Zwolnione są „osoby mającej zaświadczenie lekarskie o przeciwwskazaniu do używania pasów bezpieczeństwa”, czy „kobiety o widocznej ciąży”. Obowiązek nie dotyczy też chociażby „kierującego taksówką podczas przewożenia pasażera” a także „instruktora lub egzaminatora podczas szkolenia lub egzaminowania”. Nie do końca rozumiem dlaczego, ale tak stoi w przepisach.

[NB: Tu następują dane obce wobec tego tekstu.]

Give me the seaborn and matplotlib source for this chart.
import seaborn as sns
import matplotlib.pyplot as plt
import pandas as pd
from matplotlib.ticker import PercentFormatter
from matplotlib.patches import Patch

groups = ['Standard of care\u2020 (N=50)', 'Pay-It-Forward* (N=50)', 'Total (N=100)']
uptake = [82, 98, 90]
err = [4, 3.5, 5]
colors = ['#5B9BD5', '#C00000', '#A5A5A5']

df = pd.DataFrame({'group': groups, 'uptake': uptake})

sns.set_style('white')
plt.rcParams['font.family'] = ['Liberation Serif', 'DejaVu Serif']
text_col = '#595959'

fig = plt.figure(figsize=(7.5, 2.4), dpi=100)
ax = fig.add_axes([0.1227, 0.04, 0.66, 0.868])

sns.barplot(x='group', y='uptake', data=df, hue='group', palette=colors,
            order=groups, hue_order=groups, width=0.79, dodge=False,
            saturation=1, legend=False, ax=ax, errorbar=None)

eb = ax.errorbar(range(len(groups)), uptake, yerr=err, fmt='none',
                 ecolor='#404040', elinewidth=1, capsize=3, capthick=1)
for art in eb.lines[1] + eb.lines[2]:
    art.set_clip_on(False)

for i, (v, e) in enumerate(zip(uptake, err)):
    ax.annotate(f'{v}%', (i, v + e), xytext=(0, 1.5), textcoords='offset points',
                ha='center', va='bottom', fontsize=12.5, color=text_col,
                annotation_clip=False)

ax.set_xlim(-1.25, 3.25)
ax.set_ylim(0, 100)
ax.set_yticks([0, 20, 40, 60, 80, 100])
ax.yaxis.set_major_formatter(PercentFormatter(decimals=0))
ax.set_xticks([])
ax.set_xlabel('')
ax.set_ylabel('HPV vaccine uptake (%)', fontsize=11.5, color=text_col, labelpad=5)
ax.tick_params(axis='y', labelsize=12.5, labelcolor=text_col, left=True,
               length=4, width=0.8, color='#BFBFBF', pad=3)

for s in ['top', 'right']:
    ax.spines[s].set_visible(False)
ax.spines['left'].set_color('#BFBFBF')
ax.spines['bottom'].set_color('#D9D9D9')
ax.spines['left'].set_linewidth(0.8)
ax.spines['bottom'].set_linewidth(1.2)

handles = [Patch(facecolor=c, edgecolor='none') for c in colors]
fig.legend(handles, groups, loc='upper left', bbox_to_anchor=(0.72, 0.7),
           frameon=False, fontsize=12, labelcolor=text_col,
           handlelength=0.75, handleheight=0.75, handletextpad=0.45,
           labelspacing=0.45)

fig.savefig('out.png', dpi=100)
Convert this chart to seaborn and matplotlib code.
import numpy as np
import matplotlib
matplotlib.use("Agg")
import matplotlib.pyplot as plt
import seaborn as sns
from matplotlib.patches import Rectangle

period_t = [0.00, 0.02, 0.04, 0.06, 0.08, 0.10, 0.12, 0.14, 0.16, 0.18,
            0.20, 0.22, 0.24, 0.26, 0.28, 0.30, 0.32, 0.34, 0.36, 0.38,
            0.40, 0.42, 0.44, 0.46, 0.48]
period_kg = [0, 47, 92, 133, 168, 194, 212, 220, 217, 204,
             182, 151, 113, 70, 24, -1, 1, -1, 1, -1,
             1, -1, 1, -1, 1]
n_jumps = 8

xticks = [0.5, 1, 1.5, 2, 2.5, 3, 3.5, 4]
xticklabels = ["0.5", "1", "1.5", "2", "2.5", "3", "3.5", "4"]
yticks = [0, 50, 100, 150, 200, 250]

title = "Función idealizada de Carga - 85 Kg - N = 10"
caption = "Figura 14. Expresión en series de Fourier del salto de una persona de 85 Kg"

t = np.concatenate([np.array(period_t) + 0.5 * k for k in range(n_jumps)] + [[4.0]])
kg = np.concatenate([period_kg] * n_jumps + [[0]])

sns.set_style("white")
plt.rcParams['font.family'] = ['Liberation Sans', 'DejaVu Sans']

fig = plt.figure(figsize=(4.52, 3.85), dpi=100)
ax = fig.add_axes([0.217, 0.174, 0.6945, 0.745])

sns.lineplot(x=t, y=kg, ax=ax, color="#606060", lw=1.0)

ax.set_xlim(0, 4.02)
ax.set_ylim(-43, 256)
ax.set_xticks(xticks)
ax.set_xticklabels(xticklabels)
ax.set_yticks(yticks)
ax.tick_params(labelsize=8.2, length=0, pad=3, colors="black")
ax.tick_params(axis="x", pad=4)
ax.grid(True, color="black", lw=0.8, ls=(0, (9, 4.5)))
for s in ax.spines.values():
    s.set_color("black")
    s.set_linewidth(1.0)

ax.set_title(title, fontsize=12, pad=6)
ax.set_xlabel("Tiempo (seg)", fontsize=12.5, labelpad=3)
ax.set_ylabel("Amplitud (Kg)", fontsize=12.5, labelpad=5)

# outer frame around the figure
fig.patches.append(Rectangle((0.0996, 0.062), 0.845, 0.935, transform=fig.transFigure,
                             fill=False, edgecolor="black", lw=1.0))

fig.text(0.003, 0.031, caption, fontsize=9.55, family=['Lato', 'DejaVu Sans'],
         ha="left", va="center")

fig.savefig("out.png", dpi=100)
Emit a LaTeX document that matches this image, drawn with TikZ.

Pasów nie muszą zapinać też w dużym skrócie przedstawiciele służb, którzy wykonują czynności służbowe.

Mandat to najniższy wymiar kary
Obowiązek zapinania pasów nie dotyczy również „osoby chorej lub niepełnosprawnej przewożonej na noszach lub w wózku inwalidzkim”, a także dzieci – z tym, że oczywiście na konkretnych zasadach i w konkretnych przypadkach. W przypadku wszystkich innych – zgodnie z ustawą – obowiązek funkcjonuje i za jego złamanie grozi ci mandat. Oczywiście w takich sytuacjach mandat to najniższy wymiar kary. Należy o tym zawsze pamiętać.
Nie trudno wyobrazić sobie, co może się wydarzyć, kiedy dana osoba nie ma zapiętych pasów i dochodzi do wypadku. W wielu sytuacjach wyłącznie pasy bezpieczeństwa mogą uratować ci życie. „Osobowe renault wypadło z drogi i dachowało. Do szpitala trafiła 41-letnia kierująca oraz jej dwoje dzieci. Nikt z nich nie miał zapiętych pasów” – pisze „rmf24.pl” o wypadku z 16 marca. „Policjanci wyjaśniają okoliczności śmiertelnego wypadku na DK 40. Wiadomo, że kierowca jechał bez zapiętych pasów bezpieczeństwa” – to nagłówek artykułu z „ratownictwo.opole.pl”. Wypadek również z 16 marca.

Zawsze może być gorzej…
„Rozpędzona toyota na prostym odcinku drogi zjechała z szosy i czołowo uderzyła w przydrożne drzewo. Kierujący autem 37-latek z Hrubieszowa doznał wielonarządowych obrażeń i zmarł zaraz po przewiezieniu do szpitala. Nie miał zapiętych pasów bezpieczeństwa” – to kolejny artykuł sprzed kilku dni. Rozumiecie, do czego zmierzam? Mandat to najniższy wymiar kary. To tylko pieniądze. Możesz stracić w ten sposób zdrowie, a nawet życie.